Schlichtungsverfahren vor Jahreswechsel
Die 20-köpfige Schlichtungskommission will sich erstmals am kommenden Samstag treffen. Über den Ort bewahren die Beteiligten noch Stillschweigen. Voraussichtlich werden die Verhandlungsführer in Norddeutschland zusammenkommen. Als Schlichter sind der ehemalige Bremer Bürgermeister Hans Koschnick und der frühere Leipziger Oberbürgermeister Hinrich Lehmann-Grube benannt worden.
Aussperrung möglich
Der Verhandlungsführer der Bundesländer, Bayerns Finanzminister Kurt Faltlhauser (CSU), schloss für den Fall eines Streiks im öffentlichen Dienst auch Aussperrungen nicht völlig aus. Ein solcher Schritt sei allerdings nur in Einzelbereichen möglich, sagte Faltlhauser der „Süddeutschen Zeitung“. „Die Waffengleichheit der Tarifparteien ist im öffentlichen Dienst praktisch nicht gegeben.“ Zugleich warf Faltlhauser der Dienstleistungsgewerkschaft ver.di mit Blick auf einen möglichen Streik Erpressung vor. Im öffentlichen Dienst wurde bislang nur 1974 und 1992 flächendeckend gestreikt.

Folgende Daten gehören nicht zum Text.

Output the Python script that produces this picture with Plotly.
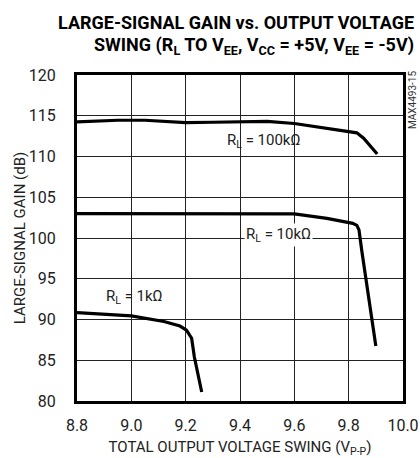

Grundzüge des Tarifkonflikts
Die Tarifverhandlungen für die drei Millionen Arbeiter und Angestellten des öffentlichen Dienstes waren am 19. Dezember für gescheitert erklärt worden. Die Dienstleistungsgewerkschaft ver.di und die Tarifunion des Deutschen Beamtenbundes (DBB) fordern Einkommensverbesserungen von mehr als drei Prozent und eine Anpassung der Osttarife an das Westniveau bis 2007. Die Arbeitgeber, die zunächst eine Nullrunde anstrebten, boten eine zweistufige Erhöhung um 0,9 und 1,2 Prozent an. Für die Anpassung der Osteinkommen nannten sie keinen Termin.
Der Verhandlungsführer der DBB-Tarifunion, Robert Dera, beurteilte die Chancen für ein erfolgreiches Schlichtungsverfahren mit 50 zu 50. Die Positionen lägen sehr weit auseinander. „Das Angebot der Arbeitgeber war für uns absolut unannehmbar, sagte Dera in einem Gespräch mit der Nachrichtenagentur dpa. Dera bekräftigte die Streikbereitschaft. „Die Beschäftigten sind stinksauer und würden sicherlich einem Streikaufruf folgen“, sagte er.
Ost-West-Angleichung
Bundesverkehrsminister Manfred Stolpe (SPD) unterstützte die Position von Thüringens Ministerpräsident Bernhard Vogel (CDU), der eine Angleichung der Osteinkommen nur für möglich hält, wenn die West-Einkommen moderat erhöht würden. Eine solche Angleichung ist für Stolpe aber auch eine Frage der Glaubwürdigkeit. „Den Menschen, die die gleiche Arbeit leisten und nur wegen ihrer Biografie 90 Prozent bekommen, stehen 100 Prozent zu“, sagte Stolpe der „Thüringer Allgemeinen“ SPD und Grüne hatten in ihrem Koalitionsvertrag eine Anpassung bis 2007 vereinbart.
Der Verhandlungsführer für die neuen Länder, Sachsens Finanzminister Horst Metz (CDU), hofft auf „Vernunft bei den Gewerkschaften“. „Die verheerende Haushaltslage ist ihnen bekannt“, sagte er der dpa. Er könne keine seriöse Aussage darüber treffen, in welchem Zeitraum diese Tarifangleichung überhaupt möglich sei. Die desolate Finanzlage erlaube keine Sprünge mehr.